A revelação pública do livro das nossas vidas pertence ao conjunto de mentiras benignas que povoam o espaço público. Surge como mentira de primeiro grau, quando pensamos na resposta que nos melhora socialmente (um clássico da literatura qualquer); surge como mentira de segundo grau, quando pensamos que lembrar um clássico é uma resposta demasiado estereotipada e procuramos surpreender com um livro obscuro, isto é, idiossincrático; e surgirá como mentira de grau três a grau n, por motivos vários que a minha inteligência não alcança mas admite. Mesmo a resposta sincera não está isenta de suspeita, pois a honestidade aqui assenta num critério que pode não ter sido definido de forma absolutamente inocente - esta será, digamos, a mentira de grau zero. Enfim, talvez não seja útil prosseguir este exercício foster-wallaciano, pois é sabido que não faz bem nenhum.

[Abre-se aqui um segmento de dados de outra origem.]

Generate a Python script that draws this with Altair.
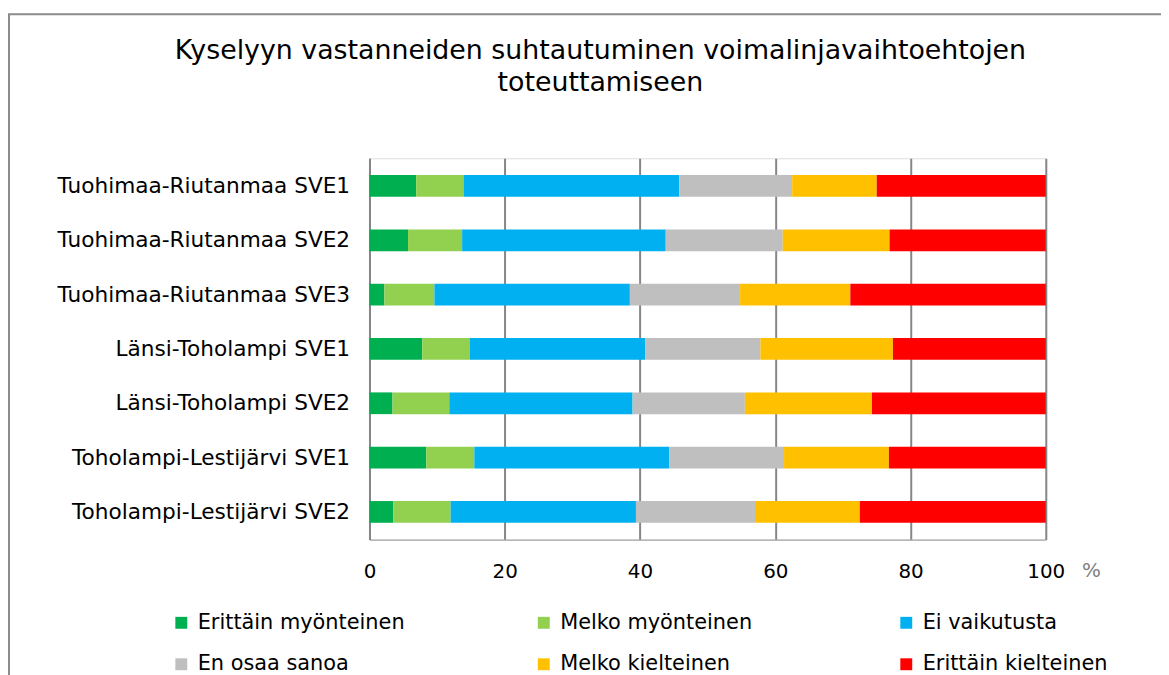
import altair as alt
import pandas as pd

categories = [
    "Tuohimaa-Riutanmaa SVE1",
    "Tuohimaa-Riutanmaa SVE2",
    "Tuohimaa-Riutanmaa SVE3",
    "Länsi-Toholampi SVE1",
    "Länsi-Toholampi SVE2",
    "Toholampi-Lestijärvi SVE1",
    "Toholampi-Lestijärvi SVE2",
]

series = [
    "Erittäin myönteinen",
    "Melko myönteinen",
    "Ei vaikutusta",
    "En osaa sanoa",
    "Melko kielteinen",
    "Erittäin kielteinen",
]

colors = ["#00B050", "#92D050", "#00B0F0", "#BFBFBF", "#FFC000", "#FF0000"]

erittain_myonteinen = [6.9, 5.7, 2.2, 7.8, 3.4, 8.4, 3.5]
melko_myonteinen = [7.0, 8.0, 7.4, 7.0, 8.4, 7.1, 8.5]
ei_vaikutusta = [31.9, 30.1, 28.9, 26.0, 27.1, 28.8, 27.4]
en_osaa_sanoa = [16.7, 17.3, 16.3, 17.0, 16.6, 17.0, 17.6]
melko_kielteinen = [12.5, 15.8, 16.3, 19.6, 18.8, 15.5, 15.5]
erittain_kielteinen = [25.0, 23.1, 28.9, 22.6, 25.7, 23.2, 27.5]

values = [erittain_myonteinen, melko_myonteinen, ei_vaikutusta,
          en_osaa_sanoa, melko_kielteinen, erittain_kielteinen]

x_ticks = [0, 20, 40, 60, 80, 100]

rows = []
for si, (name, vals) in enumerate(zip(series, values)):
    for ci, cat in enumerate(categories):
        rows.append({"category": cat, "series": name, "value": vals[ci], "order": si})
df = pd.DataFrame(rows)

FONT = "DejaVu Sans"

bars = alt.Chart(df).mark_bar().encode(
    y=alt.Y(
        "category:N",
        sort=categories,
        title=None,
        scale=alt.Scale(paddingInner=0.6, paddingOuter=0.31),
        axis=alt.Axis(
            ticks=False,
            labelPadding=20,
            labelFontSize=21.8,
            labelColor="#000000",
            labelFont=FONT,
            domainColor="#868686",
            domainWidth=2,
            labelLimit=400,
        ),
    ),
    x=alt.X(
        "value:Q",
        stack="zero",
        scale=alt.Scale(domain=[0, 100], nice=False),
        title="%",
        axis=alt.Axis(
            values=x_ticks,
            ticks=False,
            labelFlush=False,
            labelPadding=22,
            labelFontSize=20,
            labelColor="#000000",
            labelFont=FONT,
            grid=True,
            gridColor="#868686",
            gridWidth=2,
            domainColor="#A6A6A6",
            domainWidth=1.5,
            titleFont=FONT,
            titleFontSize=20,
            titleFontWeight="normal",
            titleColor="#7F7F7F",
            titleAnchor="start",
            titleAlign="left",
            titleBaseline="middle",
            titleX=717,
            titleY=31,
        ),
    ),
    color=alt.Color(
        "series:N",
        sort=series,
        scale=alt.Scale(domain=series, range=colors),
        legend=alt.Legend(
            title=None,
            orient="none",
            legendX=-200,
            legendY=457,
            direction="horizontal",
            columns=3,
            gridAlign="all",
            columnPadding=129,
            rowPadding=20,
            symbolType="square",
            symbolSize=144,
            symbolStrokeWidth=0,
            labelOffset=6,
            labelFontSize=21,
            labelFont=FONT,
            labelColor="#000000",
            labelLimit=400,
        ),
    ),
    order=alt.Order("order:Q", sort="ascending"),
    tooltip=["category:N", "series:N", "value:Q"],
)

frame = alt.Chart(alt.Data(values=[{"frame": 1}])).mark_rect(
    filled=False, stroke="#8C8C8C", strokeWidth=2
).encode(
    x=alt.value(-363),
    x2=alt.value(900),
    y=alt.value(-145),
    y2=alt.value(700),
)

chart = alt.layer(frame, bars).properties(
    width=681,
    height=384,
    padding={"left": 364, "top": 149, "right": 116, "bottom": 134},
    autosize=alt.AutoSizeParams(type="none"),
    title=alt.TitleParams(
        text=["Kyselyyn vastanneiden suhtautuminen voimalinjavaihtoehtojen",
              "toteuttamiseen"],
        font=FONT,
        fontSize=27,
        fontWeight="normal",
        color="#000000",
        anchor="middle",
        frame="group",
        dx=-108,
        dy=84,
        offset=0,
        lineHeight=32,
    ),
).configure_view(stroke=None).configure(background="white")

chart.save("out.html", embed_options={"renderer": "svg", "actions": False})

Este livro é sempre o resultado de contingências que nem os pais mais zelosos com a educação dos filhos conseguem controlar. Imaginemos um gráfico repetido para cada livro, em que a a adequação mental para o ler e a probabilidade de o encontrar num dado momento são representadas ao longo do tempo. O livro da vida tende a ser aquele em que os picos destas curvas estão mais próximos, mas trata-se de uma verdade estatística e este método é ainda imperfeito por não captar a dimensão retroactiva que tantas vezes sedimenta esta certeza, isto é, o efeito que têm as surpresas sobre o livro depois de o termos lido - perceber que alguém especial também o leu, perceber que lemos um livro importante sem ter noção disso, descobrir que o autor teve uma vida e/ou personalidade fascinantes, etc.
Continua*
* Este "continua", que tem sido um dos traços distintivos do Ouriquense, começa a deixar-me cada vez mais frustrado. Sei perfeitamente o que pretendo escrever para terminar os textos, e isso parece bastar, como se os escrevesse apenas como notas que ficam completas quando são suficientes para me lembrar mais tarde de tudo. Parece haver uma urgência latente em concluir algo que a escrita não deve adiar, mas a verdade é que não há nada mais importante. No fundo, não sou livre, nem mesmo em Ourique.